Go through the records and extract every line with the word "chart".

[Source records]
.....
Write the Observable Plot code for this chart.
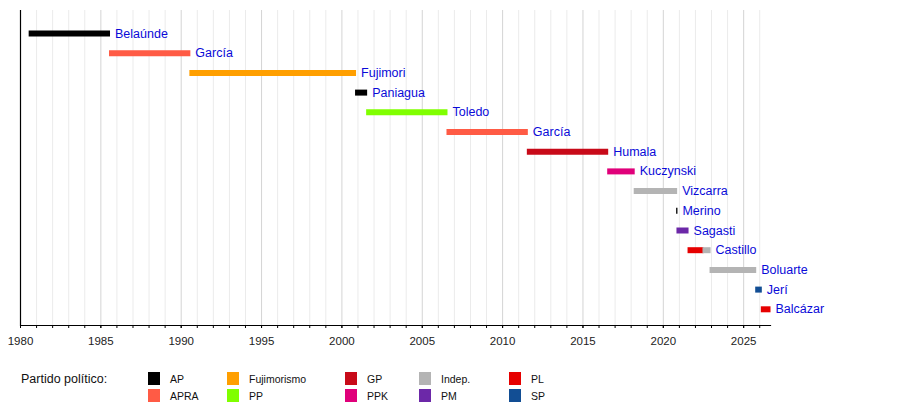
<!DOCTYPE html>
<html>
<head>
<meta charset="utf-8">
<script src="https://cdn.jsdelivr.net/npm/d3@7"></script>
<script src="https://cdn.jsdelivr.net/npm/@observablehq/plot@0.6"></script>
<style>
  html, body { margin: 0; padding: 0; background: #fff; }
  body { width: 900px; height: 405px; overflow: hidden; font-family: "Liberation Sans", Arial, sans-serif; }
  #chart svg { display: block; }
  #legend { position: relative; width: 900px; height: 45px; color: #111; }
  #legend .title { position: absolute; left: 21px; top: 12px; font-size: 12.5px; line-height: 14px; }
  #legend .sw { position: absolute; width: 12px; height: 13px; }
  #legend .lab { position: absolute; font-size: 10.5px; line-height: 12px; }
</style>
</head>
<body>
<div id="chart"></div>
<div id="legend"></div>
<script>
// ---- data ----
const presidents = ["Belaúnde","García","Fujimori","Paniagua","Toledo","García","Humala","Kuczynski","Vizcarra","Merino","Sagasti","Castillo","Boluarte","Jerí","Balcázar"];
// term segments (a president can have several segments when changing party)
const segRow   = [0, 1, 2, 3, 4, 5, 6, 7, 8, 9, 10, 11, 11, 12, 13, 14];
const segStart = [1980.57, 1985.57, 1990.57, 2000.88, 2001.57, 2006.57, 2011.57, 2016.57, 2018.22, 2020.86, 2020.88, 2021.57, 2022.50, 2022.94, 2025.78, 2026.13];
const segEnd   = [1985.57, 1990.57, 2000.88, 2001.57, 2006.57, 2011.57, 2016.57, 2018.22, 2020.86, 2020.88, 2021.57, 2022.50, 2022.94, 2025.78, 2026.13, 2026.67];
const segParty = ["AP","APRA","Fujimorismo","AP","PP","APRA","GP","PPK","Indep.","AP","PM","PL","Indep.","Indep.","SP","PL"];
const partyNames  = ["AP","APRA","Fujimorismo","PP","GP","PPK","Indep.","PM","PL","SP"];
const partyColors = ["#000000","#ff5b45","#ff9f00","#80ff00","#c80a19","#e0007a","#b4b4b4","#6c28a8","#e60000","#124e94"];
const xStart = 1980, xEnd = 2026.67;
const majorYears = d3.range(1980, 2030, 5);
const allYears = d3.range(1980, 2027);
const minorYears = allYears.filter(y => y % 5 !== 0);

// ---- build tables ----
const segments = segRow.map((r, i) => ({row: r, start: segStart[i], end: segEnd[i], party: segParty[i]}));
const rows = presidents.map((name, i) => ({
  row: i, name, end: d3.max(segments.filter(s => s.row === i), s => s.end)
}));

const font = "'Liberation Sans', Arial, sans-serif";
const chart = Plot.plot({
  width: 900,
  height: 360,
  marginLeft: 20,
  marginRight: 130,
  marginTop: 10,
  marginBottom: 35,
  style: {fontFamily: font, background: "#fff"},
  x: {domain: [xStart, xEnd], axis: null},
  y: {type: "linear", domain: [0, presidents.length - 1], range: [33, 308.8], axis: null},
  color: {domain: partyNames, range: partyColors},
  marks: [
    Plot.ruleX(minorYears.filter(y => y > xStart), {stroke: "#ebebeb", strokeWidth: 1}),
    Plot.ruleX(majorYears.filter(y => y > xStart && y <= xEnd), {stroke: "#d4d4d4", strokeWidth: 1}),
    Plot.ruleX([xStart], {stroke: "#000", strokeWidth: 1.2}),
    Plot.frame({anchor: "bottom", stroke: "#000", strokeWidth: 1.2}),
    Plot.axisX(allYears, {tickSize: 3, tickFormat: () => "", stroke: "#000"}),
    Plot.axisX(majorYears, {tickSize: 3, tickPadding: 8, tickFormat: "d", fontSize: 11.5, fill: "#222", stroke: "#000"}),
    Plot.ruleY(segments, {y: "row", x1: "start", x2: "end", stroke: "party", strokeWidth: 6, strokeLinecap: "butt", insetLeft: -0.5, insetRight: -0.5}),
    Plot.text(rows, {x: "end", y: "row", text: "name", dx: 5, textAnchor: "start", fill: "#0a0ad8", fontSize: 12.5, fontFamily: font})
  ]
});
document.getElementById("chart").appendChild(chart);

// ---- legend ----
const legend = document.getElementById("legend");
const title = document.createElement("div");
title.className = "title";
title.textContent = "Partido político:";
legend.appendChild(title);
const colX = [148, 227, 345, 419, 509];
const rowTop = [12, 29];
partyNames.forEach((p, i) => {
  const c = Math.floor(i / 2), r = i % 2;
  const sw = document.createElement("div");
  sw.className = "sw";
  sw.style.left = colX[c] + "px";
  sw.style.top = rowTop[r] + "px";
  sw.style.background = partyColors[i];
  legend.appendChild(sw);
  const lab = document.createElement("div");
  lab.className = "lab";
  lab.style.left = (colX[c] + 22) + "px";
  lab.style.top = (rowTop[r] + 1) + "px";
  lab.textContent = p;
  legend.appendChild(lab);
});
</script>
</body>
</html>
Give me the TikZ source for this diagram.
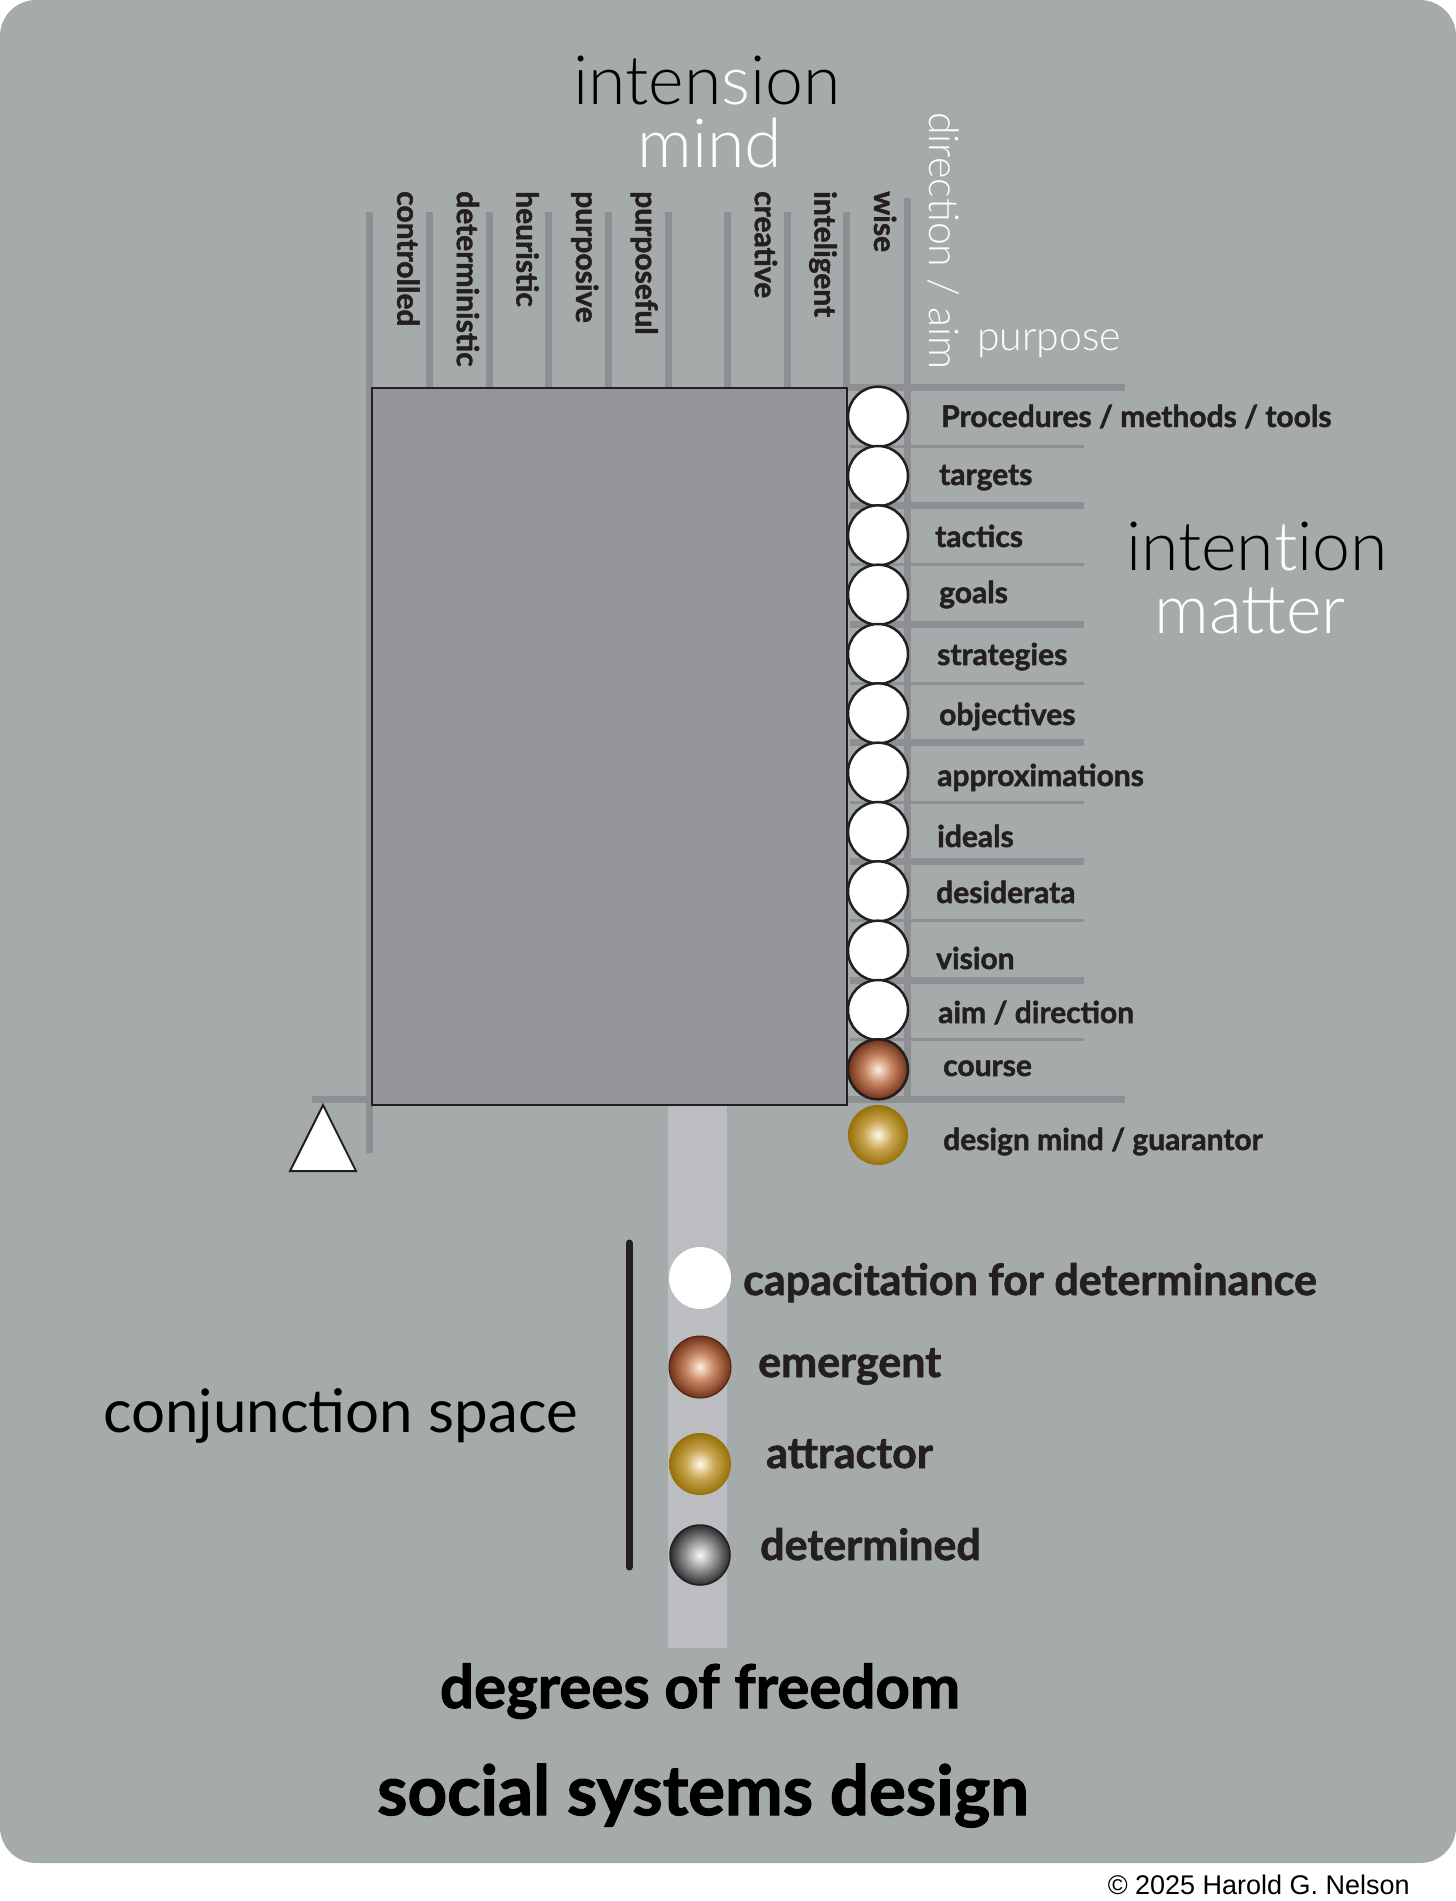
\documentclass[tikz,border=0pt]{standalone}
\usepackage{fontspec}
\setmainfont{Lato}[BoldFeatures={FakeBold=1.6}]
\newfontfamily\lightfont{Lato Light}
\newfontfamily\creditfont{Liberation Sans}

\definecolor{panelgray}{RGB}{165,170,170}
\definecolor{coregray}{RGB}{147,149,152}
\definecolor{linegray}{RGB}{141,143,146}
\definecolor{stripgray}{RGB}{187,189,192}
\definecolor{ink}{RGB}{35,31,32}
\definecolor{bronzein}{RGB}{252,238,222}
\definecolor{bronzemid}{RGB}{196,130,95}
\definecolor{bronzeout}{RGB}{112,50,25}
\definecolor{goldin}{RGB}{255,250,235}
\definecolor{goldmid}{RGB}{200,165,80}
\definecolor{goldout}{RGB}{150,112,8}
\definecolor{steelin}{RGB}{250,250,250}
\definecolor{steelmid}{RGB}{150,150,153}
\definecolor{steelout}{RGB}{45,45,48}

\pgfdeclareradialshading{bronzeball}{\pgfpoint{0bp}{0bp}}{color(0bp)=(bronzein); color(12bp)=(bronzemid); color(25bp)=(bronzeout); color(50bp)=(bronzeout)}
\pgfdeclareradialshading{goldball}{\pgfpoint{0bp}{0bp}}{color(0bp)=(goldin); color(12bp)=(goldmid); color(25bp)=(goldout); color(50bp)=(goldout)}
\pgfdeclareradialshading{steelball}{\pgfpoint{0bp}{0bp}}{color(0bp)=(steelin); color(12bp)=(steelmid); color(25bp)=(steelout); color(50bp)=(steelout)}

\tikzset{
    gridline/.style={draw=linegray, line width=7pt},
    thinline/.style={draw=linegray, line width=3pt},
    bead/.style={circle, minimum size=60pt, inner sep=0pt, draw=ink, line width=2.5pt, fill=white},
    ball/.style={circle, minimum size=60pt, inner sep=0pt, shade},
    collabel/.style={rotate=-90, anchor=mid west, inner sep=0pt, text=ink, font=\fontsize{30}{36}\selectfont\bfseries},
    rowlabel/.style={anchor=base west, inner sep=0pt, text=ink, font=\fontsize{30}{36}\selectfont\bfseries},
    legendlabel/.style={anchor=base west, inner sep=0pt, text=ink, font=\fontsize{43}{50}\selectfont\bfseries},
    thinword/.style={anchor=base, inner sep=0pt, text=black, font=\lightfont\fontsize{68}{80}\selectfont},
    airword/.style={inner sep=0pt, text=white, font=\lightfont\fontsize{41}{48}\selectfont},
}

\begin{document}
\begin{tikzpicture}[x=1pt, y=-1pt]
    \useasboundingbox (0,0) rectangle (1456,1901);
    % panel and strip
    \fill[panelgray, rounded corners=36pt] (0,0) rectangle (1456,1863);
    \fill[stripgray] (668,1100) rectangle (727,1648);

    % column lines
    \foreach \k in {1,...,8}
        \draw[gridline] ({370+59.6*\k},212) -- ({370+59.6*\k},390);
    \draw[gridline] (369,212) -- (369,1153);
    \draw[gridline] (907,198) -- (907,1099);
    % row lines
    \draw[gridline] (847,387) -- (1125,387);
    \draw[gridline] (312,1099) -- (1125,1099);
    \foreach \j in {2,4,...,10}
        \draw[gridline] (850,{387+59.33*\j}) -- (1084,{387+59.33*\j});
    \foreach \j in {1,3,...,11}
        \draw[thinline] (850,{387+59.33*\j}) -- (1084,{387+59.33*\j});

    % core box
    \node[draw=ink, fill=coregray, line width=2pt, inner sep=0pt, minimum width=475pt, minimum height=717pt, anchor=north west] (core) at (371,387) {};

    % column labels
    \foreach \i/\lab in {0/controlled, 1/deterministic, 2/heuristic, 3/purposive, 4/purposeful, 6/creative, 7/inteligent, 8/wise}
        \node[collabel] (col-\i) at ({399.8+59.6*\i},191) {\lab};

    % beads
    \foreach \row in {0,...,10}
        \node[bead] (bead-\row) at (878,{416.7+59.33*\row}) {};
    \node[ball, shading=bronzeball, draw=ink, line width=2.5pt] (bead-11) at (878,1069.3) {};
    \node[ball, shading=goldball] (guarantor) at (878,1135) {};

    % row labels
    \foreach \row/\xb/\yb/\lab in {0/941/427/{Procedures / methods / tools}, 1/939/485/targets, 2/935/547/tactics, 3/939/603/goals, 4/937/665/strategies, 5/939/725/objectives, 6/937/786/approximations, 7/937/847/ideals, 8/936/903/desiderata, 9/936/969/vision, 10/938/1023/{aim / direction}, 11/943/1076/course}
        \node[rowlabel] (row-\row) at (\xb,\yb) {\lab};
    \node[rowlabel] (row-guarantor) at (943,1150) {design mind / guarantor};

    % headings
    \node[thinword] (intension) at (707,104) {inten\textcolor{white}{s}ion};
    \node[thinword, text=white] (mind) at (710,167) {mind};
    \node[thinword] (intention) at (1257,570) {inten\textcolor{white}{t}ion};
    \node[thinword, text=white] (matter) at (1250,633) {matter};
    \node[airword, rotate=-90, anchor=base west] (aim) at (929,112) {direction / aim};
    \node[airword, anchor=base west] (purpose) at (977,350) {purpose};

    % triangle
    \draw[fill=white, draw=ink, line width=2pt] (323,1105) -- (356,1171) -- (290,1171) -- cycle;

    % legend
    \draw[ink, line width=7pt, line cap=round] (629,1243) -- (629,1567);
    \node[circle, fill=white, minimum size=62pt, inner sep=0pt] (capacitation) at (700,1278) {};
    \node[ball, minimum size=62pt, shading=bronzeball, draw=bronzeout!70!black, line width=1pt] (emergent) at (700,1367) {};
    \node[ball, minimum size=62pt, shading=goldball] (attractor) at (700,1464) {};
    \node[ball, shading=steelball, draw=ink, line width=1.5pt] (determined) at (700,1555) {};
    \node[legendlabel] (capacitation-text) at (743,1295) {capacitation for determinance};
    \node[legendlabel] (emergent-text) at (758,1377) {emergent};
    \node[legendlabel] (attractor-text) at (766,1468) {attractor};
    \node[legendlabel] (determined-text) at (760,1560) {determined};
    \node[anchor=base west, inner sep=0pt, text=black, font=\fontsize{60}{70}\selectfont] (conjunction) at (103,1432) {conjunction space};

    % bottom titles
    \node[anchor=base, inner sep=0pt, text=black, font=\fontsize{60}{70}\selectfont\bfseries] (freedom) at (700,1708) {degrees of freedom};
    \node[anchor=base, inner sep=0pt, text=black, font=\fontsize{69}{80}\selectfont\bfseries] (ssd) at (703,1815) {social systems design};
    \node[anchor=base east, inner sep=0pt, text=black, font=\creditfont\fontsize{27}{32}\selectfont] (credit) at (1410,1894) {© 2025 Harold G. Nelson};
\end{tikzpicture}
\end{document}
.....
** Answer for the task **
Write the Observable Plot code for this chart.
  #chart svg { display: block; }
<div id="chart"></div>
const chart = Plot.plot({
document.getElementById("chart").appendChild(chart);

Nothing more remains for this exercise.